- BRIEF -
Copy out, exactly and without additions, the lines from the one that contains "Reproduce this chart with matplotlib." to the one that contains "from matplotlib.ticker import", both ends included.

- Code that draws figures -

┏━━

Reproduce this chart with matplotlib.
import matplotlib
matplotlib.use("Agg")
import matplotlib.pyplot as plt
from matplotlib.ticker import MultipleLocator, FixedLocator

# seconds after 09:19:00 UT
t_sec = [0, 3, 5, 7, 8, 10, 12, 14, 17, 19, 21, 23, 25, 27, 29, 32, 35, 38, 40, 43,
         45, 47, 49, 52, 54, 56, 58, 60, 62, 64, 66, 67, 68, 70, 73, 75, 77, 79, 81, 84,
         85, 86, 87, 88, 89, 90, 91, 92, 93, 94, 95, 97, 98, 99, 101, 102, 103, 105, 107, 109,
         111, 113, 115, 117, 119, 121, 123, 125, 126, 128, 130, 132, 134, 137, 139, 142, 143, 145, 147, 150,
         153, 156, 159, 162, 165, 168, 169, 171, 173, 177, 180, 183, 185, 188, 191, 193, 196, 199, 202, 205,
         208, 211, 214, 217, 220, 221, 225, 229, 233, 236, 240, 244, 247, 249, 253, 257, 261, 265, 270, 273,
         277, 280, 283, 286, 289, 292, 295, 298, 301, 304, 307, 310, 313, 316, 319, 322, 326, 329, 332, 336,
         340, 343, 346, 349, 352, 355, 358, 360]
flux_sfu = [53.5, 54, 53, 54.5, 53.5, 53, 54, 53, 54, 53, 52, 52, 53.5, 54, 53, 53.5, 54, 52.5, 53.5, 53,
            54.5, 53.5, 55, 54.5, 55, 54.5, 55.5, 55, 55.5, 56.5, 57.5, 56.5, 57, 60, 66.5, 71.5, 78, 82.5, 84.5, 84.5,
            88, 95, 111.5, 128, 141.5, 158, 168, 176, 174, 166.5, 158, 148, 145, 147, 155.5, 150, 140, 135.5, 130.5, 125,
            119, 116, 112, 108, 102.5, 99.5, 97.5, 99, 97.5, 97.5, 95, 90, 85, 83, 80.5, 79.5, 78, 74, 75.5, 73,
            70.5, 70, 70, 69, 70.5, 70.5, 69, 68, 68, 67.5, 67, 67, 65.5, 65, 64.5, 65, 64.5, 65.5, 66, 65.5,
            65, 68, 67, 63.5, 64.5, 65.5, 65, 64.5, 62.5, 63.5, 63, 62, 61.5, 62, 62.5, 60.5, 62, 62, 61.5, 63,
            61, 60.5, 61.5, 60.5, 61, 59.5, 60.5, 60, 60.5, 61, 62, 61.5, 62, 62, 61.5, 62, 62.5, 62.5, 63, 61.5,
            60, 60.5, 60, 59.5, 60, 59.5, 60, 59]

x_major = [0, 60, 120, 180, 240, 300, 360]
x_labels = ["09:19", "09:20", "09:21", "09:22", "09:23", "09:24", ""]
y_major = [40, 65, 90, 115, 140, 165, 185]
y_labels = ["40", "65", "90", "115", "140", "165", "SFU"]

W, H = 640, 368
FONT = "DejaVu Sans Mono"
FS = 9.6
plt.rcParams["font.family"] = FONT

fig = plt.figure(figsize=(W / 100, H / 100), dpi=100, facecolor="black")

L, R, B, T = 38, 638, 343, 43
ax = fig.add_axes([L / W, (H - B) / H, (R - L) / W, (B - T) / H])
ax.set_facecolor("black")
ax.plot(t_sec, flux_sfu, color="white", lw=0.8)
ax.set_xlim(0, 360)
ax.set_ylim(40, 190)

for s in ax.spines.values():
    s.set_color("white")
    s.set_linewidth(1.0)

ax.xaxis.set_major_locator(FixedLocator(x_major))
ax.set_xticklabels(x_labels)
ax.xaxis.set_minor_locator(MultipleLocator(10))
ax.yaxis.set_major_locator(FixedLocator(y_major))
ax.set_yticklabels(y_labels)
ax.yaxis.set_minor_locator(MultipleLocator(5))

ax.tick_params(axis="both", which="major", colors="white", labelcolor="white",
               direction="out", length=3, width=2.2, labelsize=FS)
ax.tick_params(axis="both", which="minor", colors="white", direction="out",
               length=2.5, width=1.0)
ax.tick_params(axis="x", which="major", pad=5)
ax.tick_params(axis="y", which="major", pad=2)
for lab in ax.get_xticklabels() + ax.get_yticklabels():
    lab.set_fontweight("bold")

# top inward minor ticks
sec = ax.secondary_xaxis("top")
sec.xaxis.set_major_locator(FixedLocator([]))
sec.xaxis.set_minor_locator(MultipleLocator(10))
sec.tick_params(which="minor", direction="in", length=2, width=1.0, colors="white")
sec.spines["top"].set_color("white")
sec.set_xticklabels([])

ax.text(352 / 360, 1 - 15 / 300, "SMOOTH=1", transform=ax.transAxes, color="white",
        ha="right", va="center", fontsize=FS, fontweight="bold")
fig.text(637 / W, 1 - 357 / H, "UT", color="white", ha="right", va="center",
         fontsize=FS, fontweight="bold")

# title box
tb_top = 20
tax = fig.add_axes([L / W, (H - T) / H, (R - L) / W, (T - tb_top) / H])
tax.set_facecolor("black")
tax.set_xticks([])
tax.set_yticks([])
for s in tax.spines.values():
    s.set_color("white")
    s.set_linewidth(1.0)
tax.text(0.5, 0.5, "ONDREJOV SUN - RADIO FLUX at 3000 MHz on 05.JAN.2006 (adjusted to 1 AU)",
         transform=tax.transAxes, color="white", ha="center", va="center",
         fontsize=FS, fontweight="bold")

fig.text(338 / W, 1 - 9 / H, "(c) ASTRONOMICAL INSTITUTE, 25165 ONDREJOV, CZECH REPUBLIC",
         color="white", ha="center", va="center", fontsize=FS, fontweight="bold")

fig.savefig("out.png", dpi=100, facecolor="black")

┗━━
┏━━

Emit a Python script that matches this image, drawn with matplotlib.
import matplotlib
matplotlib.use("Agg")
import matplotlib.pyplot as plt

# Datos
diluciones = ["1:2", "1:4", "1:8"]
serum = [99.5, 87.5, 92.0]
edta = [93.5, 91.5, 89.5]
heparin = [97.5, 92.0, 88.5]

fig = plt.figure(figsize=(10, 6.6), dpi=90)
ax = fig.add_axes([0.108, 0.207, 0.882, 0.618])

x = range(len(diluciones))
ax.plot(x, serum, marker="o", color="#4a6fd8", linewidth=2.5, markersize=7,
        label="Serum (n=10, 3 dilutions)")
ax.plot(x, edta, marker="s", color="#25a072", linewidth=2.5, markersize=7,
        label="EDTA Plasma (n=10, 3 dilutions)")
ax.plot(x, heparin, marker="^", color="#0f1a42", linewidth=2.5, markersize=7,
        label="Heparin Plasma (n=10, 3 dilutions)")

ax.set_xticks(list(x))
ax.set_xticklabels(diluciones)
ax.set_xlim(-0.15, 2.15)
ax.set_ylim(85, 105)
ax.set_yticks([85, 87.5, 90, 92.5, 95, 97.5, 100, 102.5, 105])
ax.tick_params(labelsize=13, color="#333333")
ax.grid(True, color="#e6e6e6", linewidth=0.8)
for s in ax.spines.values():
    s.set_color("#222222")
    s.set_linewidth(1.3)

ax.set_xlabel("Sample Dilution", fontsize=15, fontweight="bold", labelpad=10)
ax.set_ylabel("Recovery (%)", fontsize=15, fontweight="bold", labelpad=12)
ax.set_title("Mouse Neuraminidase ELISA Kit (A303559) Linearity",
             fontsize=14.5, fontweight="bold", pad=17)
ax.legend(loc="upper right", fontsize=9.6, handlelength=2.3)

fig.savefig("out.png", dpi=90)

┗━━

- RESULT FOR THIS EXERCISE -
Reproduce this chart with matplotlib.
import matplotlib
matplotlib.use("Agg")
import matplotlib.pyplot as plt
from matplotlib.ticker import MultipleLocator, FixedLocator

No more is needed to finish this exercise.